A good way to start is to express your excitement for the company and its internship program. To do this, perform some research on the company’s website and social media pages. You should be able to learn a lot about the company, such as its core values, workplace environment, perks, the internship program itself, and perhaps information about the leadership team. Here is an example of an opening sentence that has been tailored to a specific company and program:

  • “I’m excited to submit my application for [company name]’s award-winning Data Science Summer Internship Program.”
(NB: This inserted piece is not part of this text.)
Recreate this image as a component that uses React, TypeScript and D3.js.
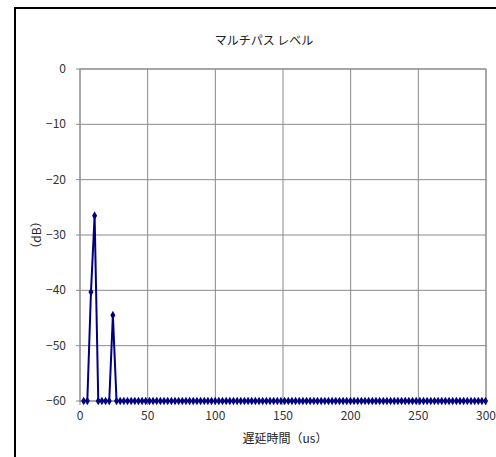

Nowadays, many employers…ehem…employ specialized software that is designed to scan and detect certain keywords included in applicants’ cover letters and resumes. You can take advantage of this by studying the company’s website and internship job description, and mixing some of the verbiage into your own cover letter. Let’s say the job description lists communication and time management skills as requirements. Here, you could provide examples of scenarios where you displayed either or both of those skills.

Talk About Your Experience and Skills

The second paragraph of your cover letter is where your experience and skills get to shine. In this section of your cover letter, include any coursework that is relevant to the position you’re applying for, along with applicable knowledge and skills you have gained so far. This is especially helpful if you have little or no job experience, as your studies and projects might directly relate to the internship job description.

If you have a part-time job and you feel that your experience is relevant to the internship, you can also include that in the second paragraph. Keep in mind that while relevant part-time job experience can be helpful when looking for an internship, it’s not a necessity—internships are designed for students with little to no real-world work experience, and any good hiring manager is aware of this.

Include Your Goals

The third and final paragraph of your cover letter is where you should describe your goals and what you hope to achieve through the internship program, along with what you can bring to the table. For example, you could say that the internship will be a great way for you to gain hands-on experience in your field, develop valuable skills, and forge new and meaningful professional relationships.

As always, it’s important to consult the internship job listing when describing what you can offer to the program. If the job description states that you’ll be working on real-world projects, you could say that you hope to develop new and innovative practices that can be used to increase the company’s efficiency. This will show the hiring manager that not only are you motivated to learn, but that you’re also driven to contribute to the company in a positive way.

Perhaps the best part about including a cover letter with your internship application is that it gives potential employers a sense of who you are as a person. If you’re truly excited about your experience and the prospect of participating in a great internship, that energy will be apparent in your cover letter, and this will increase your chances of getting hired.